By now if you’ve ready my blog or comments you know that although I yearn to be a perfect submissive to Sir, it doesn’t come naturally nor easily. I believe I was once that girl, but time and circumstances have altered who I am today. I married late and never even dated much growing up. After marriage and having our child, when Sir began working such long hours and such a crazy schedule, when I was left alone for so much of of the time and basically raised our daughter by myself, is when I think I was forced to make decisions and do many things I was uncomfortable doing and which felt very unnatural.
I hated this, but I had no choice. I had to put on my big girl pants and do what was required and necessary to run the house and bring up our girl so Sir could bring home the bacon, so to speak. But it was very damaging, both to our daughter and me, because most days Sir left the house at 6:30 or 7 am and returned anywhere from 10:30-12 midnight. He ate dinner, showered, and went to sleep. He missed so much of her formative years and doing and seeing the fun things a dad should. To top it off, he would get very annoyed with decisions I made, minor purchases I had made, or things I’d done without consulting him – when there was no way I would call and bother him when he was always so busy at work. If I did call, I always felt he could barely take time to speak with me unless it was an emergency. So those were rough times for me. It led to us nearly splitting up.

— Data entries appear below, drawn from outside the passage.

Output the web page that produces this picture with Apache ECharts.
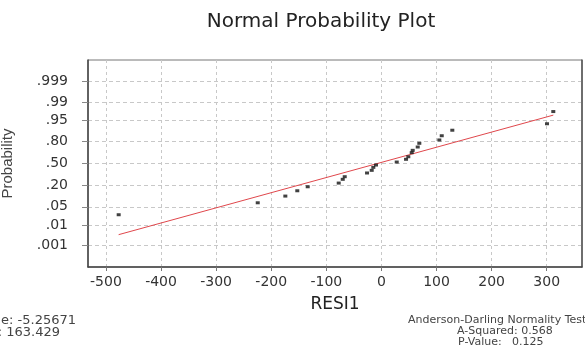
<!DOCTYPE html>
<html>
<head>
<meta charset="utf-8">
<script src="https://cdn.jsdelivr.net/npm/echarts@6/dist/echarts.min.js"></script>
<style>
  html, body { margin: 0; padding: 0; background: #fff; }
  #chart { width: 585px; height: 345px; }
</style>
</head>
<body>
<div id="chart"></div>
<script>
// residuals (x) and their plotted cumulative probabilities (y)
var residuals = [-476.9, -224.5, -174.4, -152.7, -133.8, -77.5, -70.2, -66.6, -26.1, -17.6, -14.7, -9.8,
  27.8, 44.7, 48.8, 55.0, 56.8, 65.9, 68.8, 105.1, 109.5, 128.7, 300.6, 312.0];
var probabilities = [0.026, 0.068, 0.108, 0.150, 0.188, 0.228, 0.273, 0.307, 0.358, 0.396, 0.440, 0.475,
  0.520, 0.561, 0.599, 0.657, 0.689, 0.732, 0.776, 0.812, 0.852, 0.895, 0.933, 0.975];

// fitted line end points
var fitX = [-477, 312];
var fitP = [0.0035, 0.966];

// axis ticks
var xTicks = [-500, -400, -300, -200, -100, 0, 100, 200, 300];
var probTicks = [0.001, 0.01, 0.05, 0.2, 0.5, 0.8, 0.95, 0.99, 0.999];
var probLabels = ['.001', '.01', '.05', '.20', '.50', '.80', '.95', '.99', '.999'];

var statsLeft = ['Average: -5.25671', 'StDev: 163.429'];
var statsRight = ['Anderson-Darling Normality Test', 'A-Squared: 0.568', 'P-Value:   0.125'];

// normal probability scale (inverse normal cdf, Acklam)
function probit(p) {
  var a = [-3.969683028665376e+01, 2.209460984245205e+02, -2.759285104469687e+02, 1.383577518672690e+02, -3.066479806614716e+01, 2.506628277459239e+00];
  var b = [-5.447609879822406e+01, 1.615858368580409e+02, -1.556989798598866e+02, 6.680131188771972e+01, -1.328068155288572e+01];
  var c = [-7.784894002430293e-03, -3.223964580411365e-01, -2.400758277161838e+00, -2.549732539343734e+00, 4.374664141464968e+00, 2.938163982698783e+00];
  var d = [7.784695709041462e-03, 3.224671290700398e-01, 2.445134137142996e+00, 3.754408661907416e+00];
  var plow = 0.02425, q, r;
  if (p < plow) {
    q = Math.sqrt(-2 * Math.log(p));
    return (((((c[0] * q + c[1]) * q + c[2]) * q + c[3]) * q + c[4]) * q + c[5]) /
      ((((d[0] * q + d[1]) * q + d[2]) * q + d[3]) * q + 1);
  }
  if (p > 1 - plow) {
    q = Math.sqrt(-2 * Math.log(1 - p));
    return -(((((c[0] * q + c[1]) * q + c[2]) * q + c[3]) * q + c[4]) * q + c[5]) /
      ((((d[0] * q + d[1]) * q + d[2]) * q + d[3]) * q + 1);
  }
  q = p - 0.5;
  r = q * q;
  return (((((a[0] * r + a[1]) * r + a[2]) * r + a[3]) * r + a[4]) * r + a[5]) * q /
    (((((b[0] * r + b[1]) * r + b[2]) * r + b[3]) * r + b[4]) * r + 1);
}

var probTickZ = probTicks.map(probit);
var points = residuals.map(function (x, i) { return [x, probit(probabilities[i])]; });
var fitData = fitX.map(function (x, i) { return [x, probit(fitP[i])]; });

var font = 'DejaVu Sans';
var smallText = { fontFamily: font, fontSize: 11, fill: '#444' };
var leftText = { fontFamily: font, fontSize: 13, fill: '#444' };

var graphics = [];
graphics.push({ type: 'text', right: 585 - 76, top: 314, style: Object.assign({ text: statsLeft[0], align: 'right' }, leftText) });
graphics.push({ type: 'text', right: 585 - 60, top: 326, style: Object.assign({ text: statsLeft[1], align: 'right' }, leftText) });
graphics.push({ type: 'text', left: 408, top: 315, style: Object.assign({ text: statsRight[0] }, smallText) });
graphics.push({ type: 'text', left: 457, top: 326, style: Object.assign({ text: statsRight[1] }, smallText) });
graphics.push({ type: 'text', left: 458, top: 337, style: Object.assign({ text: statsRight[2] }, smallText) });

var myChart = echarts.init(document.getElementById('chart'));
myChart.setOption({
  animation: false,
  backgroundColor: '#fff',
  title: {
    text: 'Normal Probability Plot',
    left: 316,
    top: 7,
    textAlign: 'center',
    textStyle: { fontFamily: font, fontSize: 20, fontWeight: 'normal', color: '#222' }
  },
  grid: {
    left: 88, top: 60, right: 3, bottom: 78,
    show: true, borderColor: '#777', borderWidth: 1,
    outerBoundsMode: 'none'
  },
  xAxis: {
    type: 'value',
    min: -532.6,
    max: 364.1,
    name: 'RESI1',
    nameLocation: 'middle',
    nameGap: 29,
    nameTextStyle: { fontFamily: font, fontSize: 17, color: '#222' },
    axisLine: { show: true, onZero: false, lineStyle: { color: '#444', width: 1.5 } },
    axisTick: { show: true, length: 4, customValues: xTicks, lineStyle: { color: '#777' } },
    axisLabel: { customValues: xTicks, margin: 8, fontFamily: font, fontSize: 14, color: '#333' },
    splitLine: { show: true, lineStyle: { color: '#c8c8c8', type: [3, 3], width: 1 } }
  },
  yAxis: [{
    type: 'value',
    min: -3.92,
    max: 3.91,
    name: 'Probability',
    nameLocation: 'middle',
    nameGap: 73,
    nameTextStyle: { fontFamily: 'Liberation Sans', fontSize: 15, color: '#444' },
    axisLine: { show: true, onZero: false, lineStyle: { color: '#444', width: 1.5 } },
    axisTick: { show: true, length: 6, customValues: probTickZ, lineStyle: { color: '#888' } },
    axisLabel: {
      customValues: probTickZ,
      margin: 20,
      fontFamily: font,
      fontSize: 14,
      color: '#333',
      formatter: function (v) {
        var best = 0;
        for (var i = 1; i < probTickZ.length; i++) {
          if (Math.abs(probTickZ[i] - v) < Math.abs(probTickZ[best] - v)) best = i;
        }
        return probLabels[best];
      }
    },
    splitLine: { show: true, lineStyle: { color: '#c8c8c8', type: [4, 3], width: 1 } }
  }, {
    type: 'value',
    position: 'right',
    min: -3.92,
    max: 3.91,
    axisLine: { show: true, onZero: false, lineStyle: { color: '#555', width: 1.5 } },
    axisTick: { show: false },
    axisLabel: { show: false },
    splitLine: { show: false }
  }],
  series: [
    {
      name: 'fit',
      type: 'line',
      data: fitData,
      symbol: 'none',
      silent: true,
      lineStyle: { color: '#e0474c', width: 1 },
      z: 2
    },
    {
      name: 'RESI1',
      type: 'scatter',
      data: points,
      symbol: 'rect',
      symbolSize: [4, 3],
      itemStyle: { color: '#111' },
      z: 3
    }
  ],
  graphic: graphics
});
</script>
</body>
</html>
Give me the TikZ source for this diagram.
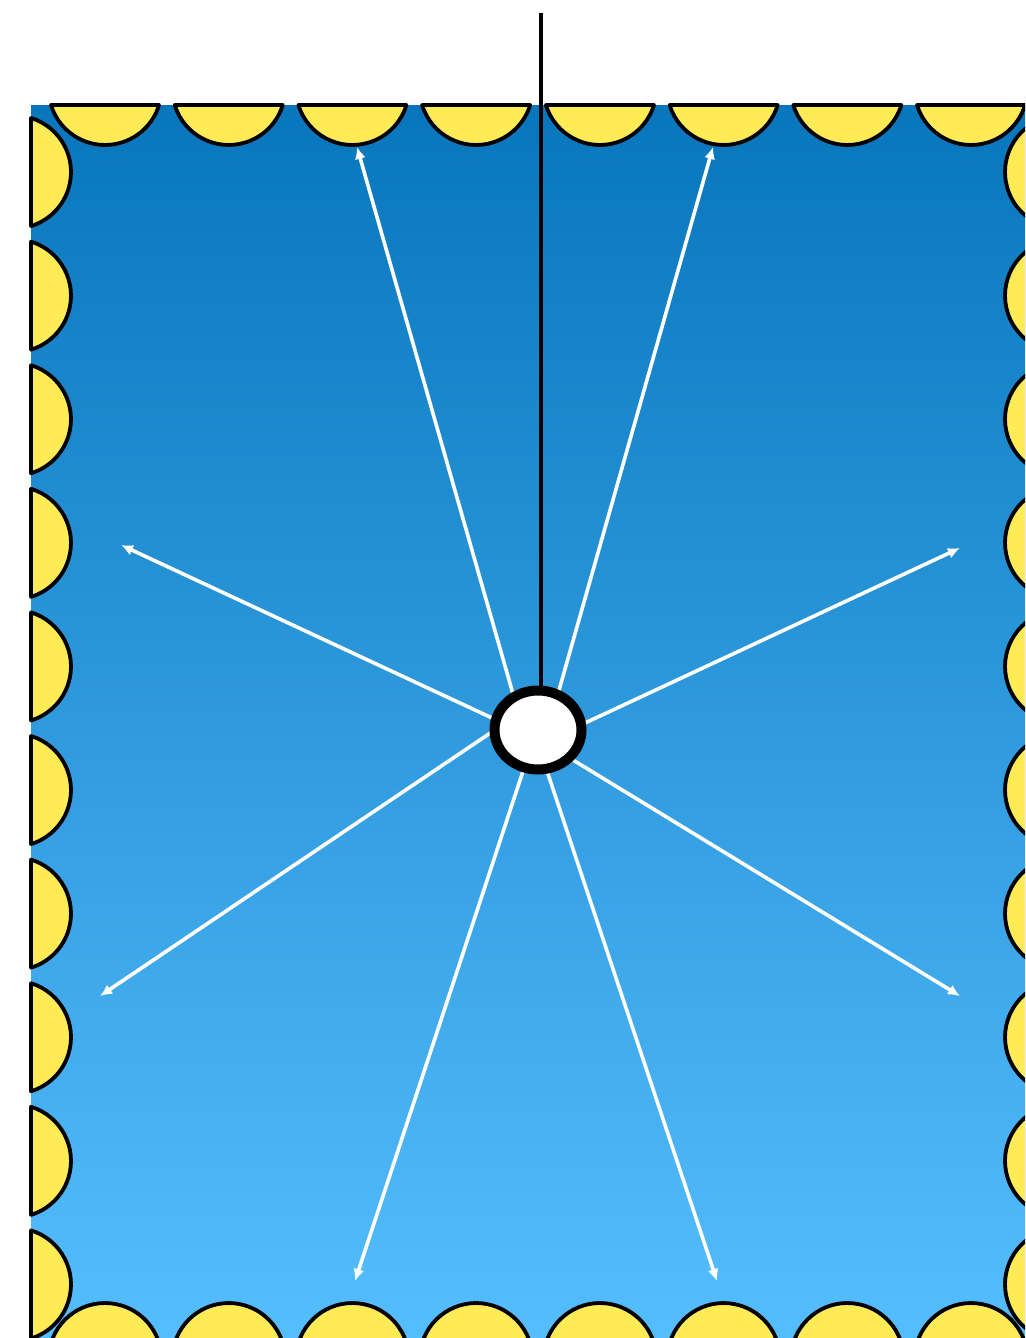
\documentclass[tikz,border=0pt]{standalone}
\usetikzlibrary{arrows.meta,shapes.geometric}
\definecolor{bluetop}{RGB}{8,118,188}
\definecolor{bluebot}{RGB}{85,190,255}
\definecolor{sunyellow}{RGB}{255,235,85}
\tikzset{
  seg/.style={draw=black, fill=sunyellow, line width=3.8pt, line join=round},
  ray/.style={draw=white, line width=3.6pt, -{Latex[length=12pt,width=11pt]}},
  hubstyle/.style={ellipse, draw=black, fill=white, line width=10pt, minimum width=87pt, minimum height=79pt, inner sep=0pt},
}
\begin{document}
\begin{tikzpicture}[x=1pt,y=-1pt]
\useasboundingbox (0,0) rectangle (1025,1338);
\begin{scope}
\clip (0,0) rectangle (1025,1338);
% tank
\shade[top color=bluetop, bottom color=bluebot] (31,105) rectangle (1045,1343);
% top and bottom segments
\foreach \cx in {105,228.7,352.4,476.1,599.9,723.6,847.3,971} {
  \path[seg] (\cx-54,105) arc[start angle=163, end angle=17, radius=56.5] -- cycle;
  \path[seg] (\cx-54,1343) arc[start angle=197, end angle=343, radius=56.5] -- cycle;
}
% left and right segments
\foreach \cy in {172,295.6,419.2,542.8,666.4,790,913.6,1037.2,1160.8,1284.4} {
  \path[seg] (31,\cy-54) arc[start angle=-73, end angle=73, radius=56.5] -- cycle;
  \path[seg] (1045,\cy-54) arc[start angle=253, end angle=107, radius=56.5] -- cycle;
}
\end{scope}
% ray coordinates
\coordinate (s1) at (519,715);  \coordinate (e1) at (357,147);
\coordinate (s2) at (552,715);  \coordinate (e2) at (713,147);
\coordinate (s3) at (520,731);  \coordinate (e3) at (121,545);
\coordinate (s4) at (555,737);  \coordinate (e4) at (960,548);
\coordinate (s5) at (520,713);  \coordinate (e5) at (100,996);
\coordinate (s6) at (555,749);  \coordinate (e6) at (960,996);
\coordinate (s7) at (530,750);  \coordinate (e7) at (355,1281);
\coordinate (s8) at (540,750);  \coordinate (e8) at (717,1281);
\foreach \i in {1,...,8} { \draw[ray] (s\i) -- (e\i); }
% hub
\node[hubstyle] (hub) at (538,730) {};
\coordinate (wire) at (541,13);
\draw[black, line width=3.2pt] (wire) -- (wire |- hub.north);
\end{tikzpicture}
\end{document}
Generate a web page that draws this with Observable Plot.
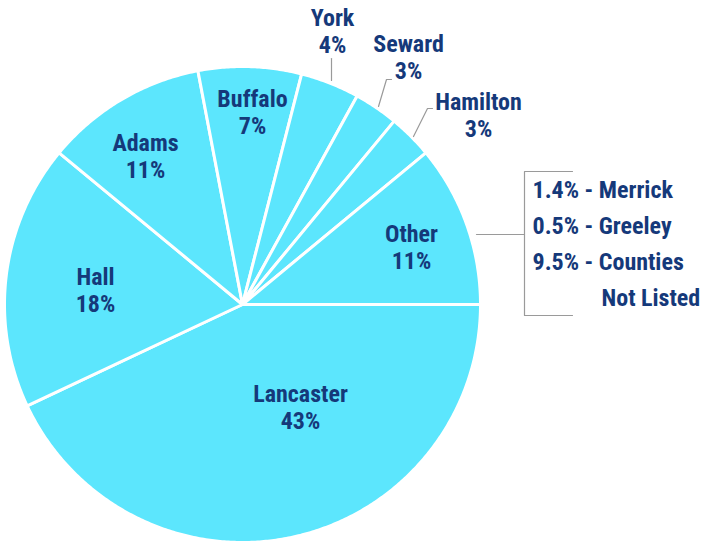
<!DOCTYPE html>
<html>
<head>
<meta charset="utf-8">
<script src="https://cdn.jsdelivr.net/npm/d3@7"></script>
<script src="https://cdn.jsdelivr.net/npm/@observablehq/plot@0.6"></script>
<style>
  html, body { margin: 0; padding: 0; background: #fff; }
  #chart { width: 706px; height: 542px; overflow: hidden; }
</style>
</head>
<body>
<div id="chart"></div>
<script>
// ---- data ----
const counties = ["Lancaster", "Hall", "Adams", "Buffalo", "York", "Seward", "Hamilton", "Other"];
const shares = [43, 18, 11, 7, 4, 3, 3, 11];
const otherBreakdownLabels = ["1.4% - Merrick", "0.5% - Greeley", "9.5% - Counties", "Not Listed"];

// ---- layout (pixels) ----
const W = 706, H = 542;
const cx = 242, cy = 304, R = 238;
const toX = px => (px - cx) / R;
const toY = py => (cy - py) / R;

const labelPx = {
  Lancaster: [300, 406], Hall: [95, 289], Adams: [145, 155], Buffalo: [252, 111],
  York: [332, 30], Seward: [408, 56], Hamilton: [478, 114], Other: [411, 246]
};
const leaderPx = [
  [[331, 80], [331, 58]],
  [[378, 106], [386, 79], [391, 79]],
  [[413, 136], [427, 108], [432, 108]],
  [[476, 234], [524, 234]],
  [[572, 171], [524, 171], [524, 315], [572, 315]]
];
const legendPx = [[532, 190], [532, 226], [532, 262], [601, 298]];

// ---- geometry from data ----
const total = d3.sum(shares);
let acc = 0;
const slices = counties.map((name, i) => {
  const a0 = acc / total * 360;
  acc += shares[i];
  const a1 = acc / total * 360;
  return {name, value: shares[i], a0, a1};
});
const slicePts = [];
for (const s of slices) {
  slicePts.push({name: s.name, x: 0, y: 0});
  const n = Math.max(2, Math.ceil((s.a1 - s.a0) * 2));
  for (let k = 0; k <= n; k++) {
    const a = (s.a0 + (s.a1 - s.a0) * k / n) * Math.PI / 180;
    slicePts.push({name: s.name, x: Math.cos(a), y: -Math.sin(a)});
  }
  slicePts.push({name: s.name, x: 0, y: 0});
}
const labels = slices.map(s => ({
  text: `${s.name}\n${Math.round(s.value)}%`,
  x: toX(labelPx[s.name][0]), y: toY(labelPx[s.name][1])
}));
const leaders = leaderPx.flatMap((path, i) => path.map(([px, py]) => ({id: i, x: toX(px), y: toY(py)})));
const legend = otherBreakdownLabels.map((t, i) => ({text: t, x: toX(legendPx[i][0]), y: toY(legendPx[i][1])}));

const font = '"Liberation Sans Narrow", "Arial Narrow", "Roboto Condensed", "DejaVu Sans Condensed", sans-serif';
const navy = "#15397a";

const plot = Plot.plot({
  width: W, height: H,
  margin: 0,
  style: {fontFamily: font, background: "#fff", overflow: "hidden"},
  x: {domain: [-1, 1], range: [cx - R, cx + R], axis: null},
  y: {domain: [-1, 1], range: [cy + R, cy - R], axis: null},
  marks: [
    Plot.line(slicePts, {x: "x", y: "y", z: "name", fill: "#5ce6fd", stroke: "#fff", strokeWidth: 3, strokeLinejoin: "round", curve: "linear"}),
    Plot.line(leaders, {x: "x", y: "y", z: "id", stroke: "#9a9a9a", strokeWidth: 1.2, curve: "linear"}),
    Plot.text(labels, {x: "x", y: "y", text: "text", fill: navy, fontSize: 24, fontWeight: "bold", lineHeight: 1.13, textAnchor: "middle"}),
    Plot.text(legend, {x: "x", y: "y", text: "text", fill: navy, fontSize: 24, fontWeight: "bold", textAnchor: "start"})
  ]
});
document.getElementById("chart").appendChild(plot);
</script>
</body>
</html>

Fast forward to today, when we are better than ever, having been through counseling and pledged to be a D/s couple which feels very right to both of us. Still, after having gone through the trauma of the earlier years of our relationship, I can no longer seem to easily get in the proper submissive head space. More often than not, I react snippy, bratty, or even angrily. It is, of course, my “old” responses. I don’t want to react this way. I want to be Sir’s good girl, which he says I am.
But it’s not enough to be that girl in my head. My whole entirety must know it and react accordingly. I long to sing with submission as so many of my blogging friends seem to do. Some days (in fact, to be quite honest, many days) I am quite depressed because I think in my heart I am just never going to achieve the wonder of being a true on-my-knees submissive, gazing at Him with adoring eyes and worshiping Him. And if I can’t, if I’m simply incapable of giving this hardworking, loving, generous man what He so deserves, then what?